10 Replies to “Which insurance plan shall i go far, endowment or money back or whole life or term. i am a bachelour earning 1?”

  1. I am not sure why you need insurance unless you have dependents. In any case, there is no reason to go for endowment,moneyback insurances unless they are ULIP based. Classic(non-ULIP) endowment etc plans give you a return of 3-5%. Do you really think it is wise to invest for 3-5% return? Put your money in MFs(thru SIP), invest in PPF(for safe investment). In PPF you get 8% returns(tax free). You decide – 8% or 5%. If you need protection(if you have dependents), buy a pure term plan. I will put it in simple words –
    If you buy term plan, it serves you.
    If you buy any other insurance(classic endowment, moneyback etc), it serves the insurance company. That’s why LIC (& others) don’t advertise term plan but you can see all the hulla about jeevan Shree, Jeevan varsha etc etc.
    You decide whether you want the insurance to serve you or the insurance company!


  2. If you are a bachelour, then why do you need life insurance? You are earning 1 what?

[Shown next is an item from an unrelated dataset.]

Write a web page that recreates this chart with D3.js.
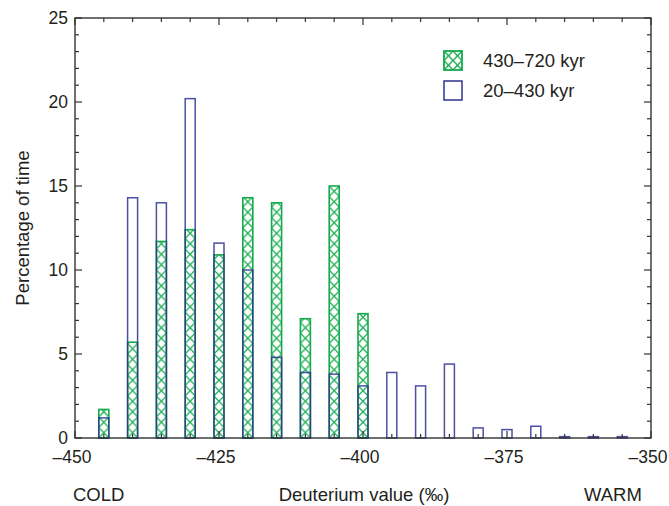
<!DOCTYPE html>
<html>
<head>
<meta charset="utf-8">
<script src="https://cdn.jsdelivr.net/npm/d3@7"></script>
<style>
  body { margin: 0; background: #fff; }
  text { font-family: "Liberation Sans", Arial, sans-serif; fill: #231f20; }
</style>
</head>
<body>
<svg id="chart" width="669" height="506"></svg>
<script>
// Bin centres (deuterium value, ‰)
const bins = [-445, -440, -435, -430, -425, -420, -415, -410, -405, -400,
              -395, -390, -385, -380, -375, -370, -365, -360, -355];
// 430–720 kyr (green, hatched)
const old = [1.7, 5.7, 11.7, 12.4, 10.9, 14.3, 14.0, 7.1, 15.0, 7.4,
             0, 0, 0, 0, 0, 0, 0, 0, 0];
// 20–430 kyr (blue, open)
const young = [1.2, 14.3, 14.0, 20.2, 11.6, 10.0, 4.8, 3.9, 3.8, 3.1,
               3.9, 3.1, 4.4, 0.6, 0.5, 0.7, 0.08, 0.08, 0.08];
const xTicks = [-450, -425, -400, -375, -350];
const xTickLabels = ["–450", "–425", "–400", "–375", "–350"];
const yTicks = [0, 5, 10, 15, 20, 25];
const legendLabels = ["430–720 kyr", "20–430 kyr"];

const green = "#14a94c";
const blue = "#2e3192";
const axisCol = "#333";

const svg = d3.select("#chart");
const L = 75, R = 651, T = 18, B = 438;
const x = d3.scaleLinear().domain([-450, -350]).range([L, R]);
const y = d3.scaleLinear().domain([0, 25]).range([B, T]);
const bw = 10;

// hatch pattern
const defs = svg.append("defs");
const pat = defs.append("pattern")
  .attr("id", "hatch")
  .attr("patternUnits", "userSpaceOnUse")
  .attr("x", x(bins[0]) - bw / 2)
  .attr("y", B)
  .attr("width", x(bins[1]) - x(bins[0]))
  .attr("height", 10.5);
pat.append("path")
  .attr("d", `M0,0 L${bw},10.5 M${bw},0 L0,10.5`)
  .attr("stroke", green).attr("stroke-width", 1.2).attr("fill", "none");

// green bars
svg.append("g").selectAll("rect")
  .data(bins.map((b, i) => ({ b, v: old[i] })).filter(d => d.v > 0))
  .join("rect")
  .attr("x", d => x(d.b) - bw / 2)
  .attr("y", d => y(d.v))
  .attr("width", bw)
  .attr("height", d => B - y(d.v))
  .attr("fill", "url(#hatch)")
  .attr("stroke", green)
  .attr("stroke-width", 1.6);

// blue bars
svg.append("g").selectAll("rect")
  .data(bins.map((b, i) => ({ b, v: young[i] })))
  .join("rect")
  .attr("x", d => x(d.b) - bw / 2)
  .attr("y", d => y(d.v))
  .attr("width", bw)
  .attr("height", d => B - y(d.v))
  .attr("fill", "none")
  .attr("stroke", blue)
  .attr("stroke-opacity", 0.85)
  .attr("stroke-width", 1.5);

// frame
svg.append("rect").attr("x", L).attr("y", T).attr("width", R - L).attr("height", B - T)
  .attr("fill", "none").attr("stroke", axisCol).attr("stroke-width", 1.4);

const tickG = svg.append("g").attr("stroke", axisCol).attr("stroke-width", 1.2);
// x ticks (every 5, major every 25) on bottom and top, inward
d3.range(-450, -349, 5).forEach(v => {
  const major = v % 25 === 0;
  const len = major ? 7 : 4;
  tickG.append("line").attr("x1", x(v)).attr("x2", x(v)).attr("y1", B).attr("y2", B - len);
  tickG.append("line").attr("x1", x(v)).attr("x2", x(v)).attr("y1", T).attr("y2", T + len);
});
// y ticks (every 1, major every 5) on left and right, inward
d3.range(0, 26, 1).forEach(v => {
  const major = v % 5 === 0;
  const len = major ? 7 : 4;
  tickG.append("line").attr("x1", L).attr("x2", L + len).attr("y1", y(v)).attr("y2", y(v));
  tickG.append("line").attr("x1", R).attr("x2", R - len).attr("y1", y(v)).attr("y2", y(v));
});

// tick labels
svg.append("g").selectAll("text").data(xTicks).join("text")
  .attr("x", d => x(d) - 3).attr("y", B + 25)
  .attr("text-anchor", "middle").attr("font-size", 17.5)
  .text((d, i) => xTickLabels[i]);
svg.append("g").selectAll("text").data(yTicks).join("text")
  .attr("x", L - 7).attr("y", d => y(d) + 6)
  .attr("text-anchor", "end").attr("font-size", 17.5)
  .text(d => d);

// axis titles
svg.append("text").attr("transform", `translate(29,${(T + B) / 2}) rotate(-90)`)
  .attr("text-anchor", "middle").attr("font-size", 18.5).text("Percentage of time");
svg.append("text").attr("x", 364).attr("y", 501)
  .attr("text-anchor", "middle").attr("font-size", 18.5).text("Deuterium value (‰)");
svg.append("text").attr("x", 73).attr("y", 501).attr("font-size", 18.5).text("COLD");
svg.append("text").attr("x", 584).attr("y", 501).attr("font-size", 18.5).text("WARM");

// legend
const lg = svg.append("g");
const legPat = defs.append("pattern")
  .attr("id", "hatchLeg")
  .attr("patternUnits", "userSpaceOnUse")
  .attr("x", 444).attr("y", 51)
  .attr("width", 9).attr("height", 9.5);
legPat.append("path")
  .attr("d", "M0,0 L9,9.5 M9,0 L0,9.5")
  .attr("stroke", green).attr("stroke-width", 1.4).attr("fill", "none");
lg.append("rect").attr("x", 444).attr("y", 51).attr("width", 18).attr("height", 19)
  .attr("fill", "url(#hatchLeg)").attr("stroke", green).attr("stroke-width", 1.8);
lg.append("rect").attr("x", 444).attr("y", 81).attr("width", 18).attr("height", 19)
  .attr("fill", "none").attr("stroke", blue).attr("stroke-width", 1.5);
lg.append("text").attr("x", 483).attr("y", 67).attr("font-size", 18.5).text(legendLabels[0]);
lg.append("text").attr("x", 483).attr("y", 97).attr("font-size", 18.5).text(legendLabels[1]);
</script>
</body>
</html>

    Find a financial advisor. You might repost your question with more information under “personal investments”. Life insurance is not an investment.

  3. U have to figure out your future needs and exsigencies that may arise and then decide for the product. Do also check any laon outstanding.

    Further Life insurance products are only variations of term assurance and endowment policies. every insurer are having attractive schemen and products. all u need is to look out for your needs 10 years from now, then u can decide.

    Pension plan is also one u can think of. For further assistance to locate inurance companies visit

  4. Take out the investment component from your insurance plans. Go for a Term Insurance and invest the rest of the capital in good MF schemes through SIP (Systematic Investment Plan).

  5. Last post i was talking about various insurance options – One of the musts in ur insurance kitty is term plan.


    They offer u high insurance value at little cost..example : insured of Rs 20 Lakhs (as we had discussed in previous post) costs u only 5722 Rs per annum, while a money back plan costs u a whopping 67000.

    So y is the term plan so cheap..the flip side is..if u happen to survive the insured period (say 25 yrs), u dont get a dime back.that means an amount of (5722*25) 1,43,000 goes down the drain.

    So shud u go for it?????????? Ofcourse..there is no doubt about it..It is mandatory..the low costs outweigh the negatives.